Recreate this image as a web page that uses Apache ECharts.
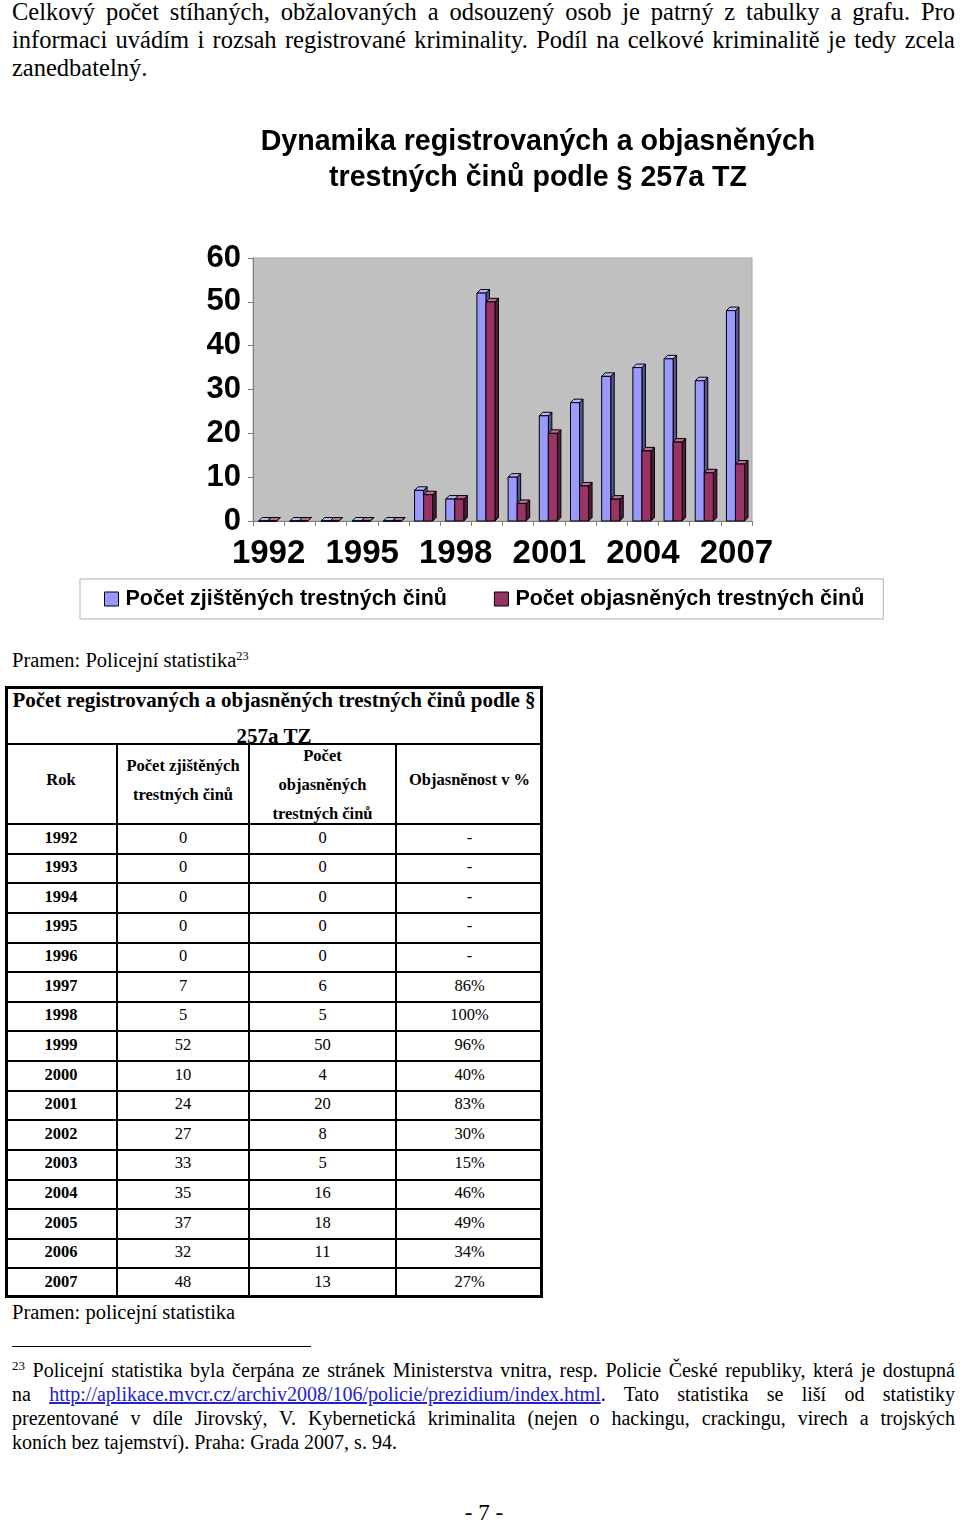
<!DOCTYPE html>
<html><head><meta charset="utf-8">
<script src="https://cdn.jsdelivr.net/npm/echarts/dist/echarts.min.js"></script>
<style>
html,body{margin:0;padding:0;background:#fff;}
body{width:960px;height:1524px;position:relative;overflow:hidden;font-family:"Liberation Serif","Times New Roman",serif;color:#000;}
.ln{position:absolute;white-space:nowrap;}
.ln>span{white-space:nowrap;}
.sup{font-size:0.6em;vertical-align:0.55em;line-height:0;}
a{color:#2222cc;text-decoration:underline;}
.hl{position:absolute;background:#000;}
.cell{position:absolute;text-align:center;white-space:nowrap;font-size:16.5px;}
.b{font-weight:bold;}
</style>
</head><body>
<div id="chart" style="position:absolute;left:0;top:100px;width:960px;height:530px;"></div>
<div id="tbl"></div>
<script>
// ---- data ----
const years = ['1992','1993','1994','1995','1996','1997','1998','1999','2000','2001','2002','2003','2004','2005','2006','2007'];
const registered = [0,0,0,0,0,7,5,52,10,24,27,33,35,37,32,48];
const solved = [0,0,0,0,0,6,5,50,4,20,8,5,16,18,11,13];
const clearance = ['-','-','-','-','-','86%','100%','96%','40%','83%','30%','15%','46%','49%','34%','27%'];
const seriesNames = ['Počet zjištěných trestných činů','Počet objasněných trestných činů'];
const yTicks = {min:0,max:60,interval:10};
const chartTitle = 'Dynamika registrovaných a objasněných\ntrestných činů podle § 257a TZ';
const tableTitle = ['Počet registrovaných a objasněných trestných činů podle §','257a TZ'];
const tableHeaders = [['Rok'],['Počet zjištěných','trestných činů'],['Počet','objasněných','trestných činů'],['Objasněnost v %']];

// ---- text lines ----
function addLine(html, left, cy, width, lh, fs, justify){
  const d=document.createElement('div');
  d.className='ln';
  d.style.left=left+'px'; d.style.top=(cy-lh/2)+'px';
  d.style.width=width+'px'; d.style.height=lh+'px'; d.style.lineHeight=lh+'px';
  d.style.fontSize=fs+'px';
  d.innerHTML='<span>'+html+'</span>';
  document.body.appendChild(d);
  const s=d.firstChild;
  const w=s.getBoundingClientRect().width;
  if(w>width){
    s.style.display='inline-block';s.style.transformOrigin='0 50%';
    s.style.transform='scaleX('+(width/w)+')';
  } else if(justify){
    const n=(s.textContent.match(/ /g)||[]).length;
    if(n) s.style.wordSpacing=((width-w)/n)+'px';
  }
  return d;
}
addLine('Celkový počet stíhaných, obžalovaných a odsouzený osob je patrný z tabulky a grafu. Pro',12,12,943,28,24.5,true);
addLine('informaci uvádím i rozsah registrované kriminality. Podíl na celkové kriminalitě je tedy zcela',12,40,943,28,24.5,true);
addLine('zanedbatelný.',12,68,943,28,24.5,false);

addLine('Pramen: Policejní statistika<span class="sup">23</span>',12,660,400,26,20.5,false);
addLine('Pramen: policejní statistika',12,1312,400,26,20.5,false);

const sep=document.createElement('div');sep.className='hl';
sep.style.cssText+='left:12px;top:1346px;width:299px;height:1px;';
document.body.appendChild(sep);

addLine('<span class="sup" style="font-size:0.65em">23</span> Policejní statistika byla čerpána ze stránek Ministerstva vnitra, resp. Policie České republiky, která je dostupná',12,1370,943,24,20,true);
addLine('na <a>http://aplikace.mvcr.cz/archiv2008/106/policie/prezidium/index.html</a>. Tato statistika se liší od statistiky',12,1394,943,24,20,true);
addLine('prezentované v díle Jirovský, V. Kybernetická kriminalita (nejen o hackingu, crackingu, virech a trojských',12,1418,943,24,20,true);
addLine('koních bez tajemství). Praha: Grada 2007, s. 94.',12,1442,943,24,20,false);
const pg=addLine('- 7 -',384,1513,200,26,23,false); pg.style.textAlign='center';

// ---- table ----
(function(){
  const T=document.getElementById('tbl');
  const L=5,R=543,TOP=686,BOT=1298,H1=744,H2=824;
  const cols=[5,117,249,396,543];
  function box(css){const d=document.createElement('div');d.style.cssText='position:absolute;'+css;T.appendChild(d);return d;}
  box('left:'+L+'px;top:'+TOP+'px;width:'+(R-L)+'px;height:'+(BOT-TOP)+'px;border:3px solid #000;box-sizing:border-box;');
  const tt=box('left:'+(L+3)+'px;top:'+(TOP+3)+'px;width:'+(R-L-6)+'px;height:'+(H1-TOP-4)+'px;overflow:hidden;text-align:center;font-weight:bold;font-size:21px;line-height:36px;');
  tt.innerHTML='<div style="margin-top:-7px">'+tableTitle.join('<br>')+'</div>';
  const rowH=(BOT-H2)/years.length;
  const hs=[H1,H2];
  for(let i=1;i<years.length;i++) hs.push(H2+i*rowH);
  hs.forEach(y=>box('left:'+L+'px;top:'+(Math.round(y)-1)+'px;width:'+(R-L)+'px;height:2px;background:#000;'));
  for(let c=1;c<4;c++) box('left:'+(cols[c]-1)+'px;top:'+H1+'px;width:2px;height:'+(BOT-H1)+'px;background:#000;');
  const hCenters=[[780],[766,795],[756,785,814],[780]];
  tableHeaders.forEach((lines,c)=>{
    const cx=(cols[c]+cols[c+1])/2;
    lines.forEach((t,k)=>{
      const d=box('left:'+(cx-80)+'px;width:160px;top:'+(hCenters[c][k]-12)+'px;height:24px;line-height:24px;');
      d.className='cell b';d.textContent=t;
    });
  });
  years.forEach((y,i)=>{
    const cy=H2+i*rowH+13.5;
    const vals=[y,String(registered[i]),String(solved[i]),clearance[i]];
    vals.forEach((v,c)=>{
      const cx=(cols[c]+cols[c+1])/2;
      const d=box('left:'+(cx-60)+'px;width:120px;top:'+(cy-11)+'px;height:22px;line-height:22px;');
      d.className='cell'+(c===0?' b':'');d.textContent=v;
    });
  });
})();

// ---- chart ----
const chart=echarts.init(document.getElementById('chart'),null,{renderer:'canvas'});
function shade(hex,f){
  const n=parseInt(hex.slice(1),16);let r=n>>16,g=(n>>8)&255,b=n&255;
  if(f>0){r=r+(255-r)*f;g=g+(255-g)*f;b=b+(255-b)*f;}else{r=r*(1+f);g=g*(1+f);b=b*(1+f);}
  return 'rgb('+Math.round(r)+','+Math.round(g)+','+Math.round(b)+')';
}
function render3d(s0,s1,color){
  return function(params,api){
    const cat=api.value(0),v=api.value(1);
    const base=api.coord([cat,0]),top=api.coord([cat,v]);
    const bw=api.size([1,0])[0];
    const x0=base[0]+s0*bw,x1=base[0]+s1*bw,yb=base[1],yt=top[1],d=3.5;
    const st={stroke:'#000',lineWidth:1};
    return {type:'group',children:[
      {type:'polygon',shape:{points:[[x1,yt],[x1+d,yt-d],[x1+d,yb-d],[x1,yb]]},style:Object.assign({fill:shade(color,-0.45)},st)},
      {type:'polygon',shape:{points:[[x0,yt],[x1,yt],[x1+d,yt-d],[x0+d,yt-d]]},style:Object.assign({fill:shade(color,0.3)},st)},
      {type:'rect',shape:{x:x0,y:yt,width:x1-x0,height:yb-yt},style:Object.assign({fill:color},st)}
    ]};
  };
}
const colors=['#9999FF','#993366'];
const font='"Liberation Sans",Arial,sans-serif';
chart.setOption({
  animation:false,
  title:{text:chartTitle,left:533,top:19,textAlign:'center',
    textStyle:{fontFamily:font,fontSize:28.6,fontWeight:'bold',color:'#000',lineHeight:36}},
  legend:{left:80,top:479,orient:'horizontal',icon:'rect',itemWidth:14,itemHeight:14,itemGap:47,
    padding:[9,19,9,24],borderColor:'#b0b0b0',borderWidth:1,
    itemStyle:{borderColor:'#000',borderWidth:1},
    textStyle:{fontFamily:font,fontSize:21.5,fontWeight:'bold',color:'#000',padding:[0,0,0,2]},
    data:seriesNames},
  grid:{left:253,top:158,width:499,height:263,show:true,backgroundColor:'#C0C0C0',borderColor:'#a8a8a8',borderWidth:1},
  xAxis:{type:'category',data:years,boundaryGap:true,
    axisLine:{lineStyle:{color:'#808080',width:1}},
    axisTick:{show:true,interval:0,length:5,lineStyle:{color:'#808080'}},
    axisLabel:{interval:2,fontFamily:font,fontSize:33,fontWeight:'bold',color:'#000',margin:16}},
  yAxis:{type:'value',min:yTicks.min,max:yTicks.max,interval:yTicks.interval,
    axisLine:{show:true,lineStyle:{color:'#808080',width:1}},
    axisTick:{show:true,length:5,lineStyle:{color:'#808080'}},
    splitLine:{show:false},
    axisLabel:{fontFamily:font,fontSize:31,fontWeight:'bold',color:'#000',margin:12}},
  series:[
    {name:seriesNames[0],type:'custom',renderItem:render3d(-0.32,-0.03,colors[0]),
      itemStyle:{color:colors[0],borderColor:'#000'},encode:{x:0,y:1},
      data:registered.map((v,i)=>[i,v])},
    {name:seriesNames[1],type:'custom',renderItem:render3d(-0.03,0.26,colors[1]),
      itemStyle:{color:colors[1],borderColor:'#000'},encode:{x:0,y:1},
      data:solved.map((v,i)=>[i,v])}
  ]
});
</script>
</body></html>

== THE TASK ==
Every line from the top of the material above through the line with "const tableHeaders = [['Rok'],['Počet" should be duplicated exactly, please; leave out the pictures.

== RESULT FOR THIS TASK ==
Recreate this image as a web page that uses Apache ECharts.
<!DOCTYPE html>
<html><head><meta charset="utf-8">
<script src="https://cdn.jsdelivr.net/npm/echarts/dist/echarts.min.js"></script>
<style>
html,body{margin:0;padding:0;background:#fff;}
body{width:960px;height:1524px;position:relative;overflow:hidden;font-family:"Liberation Serif","Times New Roman",serif;color:#000;}
.ln{position:absolute;white-space:nowrap;}
.ln>span{white-space:nowrap;}
.sup{font-size:0.6em;vertical-align:0.55em;line-height:0;}
a{color:#2222cc;text-decoration:underline;}
.hl{position:absolute;background:#000;}
.cell{position:absolute;text-align:center;white-space:nowrap;font-size:16.5px;}
.b{font-weight:bold;}
</style>
</head><body>
<div id="chart" style="position:absolute;left:0;top:100px;width:960px;height:530px;"></div>
<div id="tbl"></div>
<script>
// ---- data ----
const years = ['1992','1993','1994','1995','1996','1997','1998','1999','2000','2001','2002','2003','2004','2005','2006','2007'];
const registered = [0,0,0,0,0,7,5,52,10,24,27,33,35,37,32,48];
const solved = [0,0,0,0,0,6,5,50,4,20,8,5,16,18,11,13];
const clearance = ['-','-','-','-','-','86%','100%','96%','40%','83%','30%','15%','46%','49%','34%','27%'];
const seriesNames = ['Počet zjištěných trestných činů','Počet objasněných trestných činů'];
const yTicks = {min:0,max:60,interval:10};
const chartTitle = 'Dynamika registrovaných a objasněných\ntrestných činů podle § 257a TZ';
const tableTitle = ['Počet registrovaných a objasněných trestných činů podle §','257a TZ'];
const tableHeaders = [['Rok'],['Počet zjištěných','trestných činů'],['Počet','objasněných','trestných činů'],['Objasněnost v %']];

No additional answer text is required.